Perguruan tinggi kejuruan memerlukan daftar peralatan minimum untuk memastikan siswa berlatih menggunakan peralatan dan mesin yang dekat dengan produksi sebenarnya.
Sebaliknya, di tingkat universitas, kurangnya peraturan wajib tentang peralatan minimum menyebabkan banyak sekolah yang membuka jurusan tidak berinvestasi cukup banyak dalam laboratorium, bengkel, atau teknologi modern. Hal ini seringkali menyebabkan mahasiswa kurang memiliki keterampilan praktis.
Perbedaan ini menimbulkan banyak konsekuensi. Bagi perguruan tinggi vokasi, persyaratan ketat terkait fasilitas membantu menjamin kualitas keluaran, tetapi juga meningkatkan biaya investasi, sehingga membatasi kapasitas perluasan beberapa fasilitas pelatihan.
Sementara itu, membuka jurusan di universitas memang lebih mudah dari segi prosedur dan fasilitas, tetapi kualitas pelatihannya pun tidak merata. Banyak lulusan universitas kurang memiliki keterampilan praktis, sehingga sulit bersaing di pasar tenaga kerja, sementara perusahaan harus mengeluarkan biaya lebih besar untuk pelatihan ulang. Hal ini tidak hanya memengaruhi reputasi universitas, tetapi juga mengurangi kepercayaan masyarakat terhadap sistem pendidikan universitas.
Perbedaan ini disebabkan oleh kurangnya keseragaman dalam kebijakan manajemen pendidikan. Pendidikan universitas seringkali berorientasi pada teori dan penelitian, sementara pendidikan vokasi menekankan penerapannya.
Selain itu, tekanan untuk bersaing menarik mahasiswa telah mendorong beberapa universitas untuk membuka jurusan baru tanpa berfokus pada investasi fasilitas. Akibatnya, kesenjangan antara pelatihan vokasi dan pelatihan universitas semakin lebar, sehingga menyulitkan mahasiswa untuk memenuhi persyaratan pekerjaan nyata.

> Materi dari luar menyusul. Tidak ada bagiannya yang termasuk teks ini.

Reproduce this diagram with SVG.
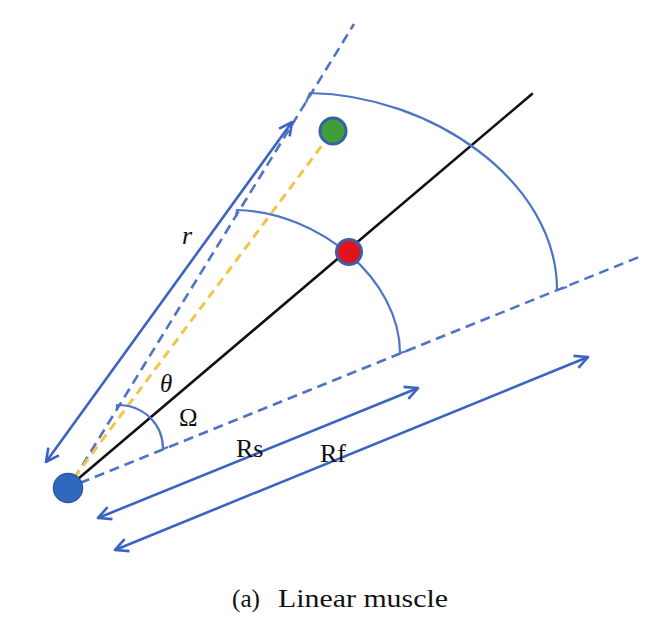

Bapak Dung mengusulkan agar untuk mempersempit kesenjangan ini, perlu disusun daftar peralatan minimum yang dibutuhkan untuk jurusan pelatihan universitas, terutama jurusan teknik dan teknologi tinggi. Kementerian Pendidikan dan Pelatihan harus berkoordinasi dengan pelaku usaha untuk menentukan standar fasilitas yang sesuai dengan kebutuhan pasar tenaga kerja. Di saat yang sama, perlu memperkuat kendali mutu dan menindak tegas sekolah yang membuka jurusan tanpa memastikan kondisi fasilitasnya.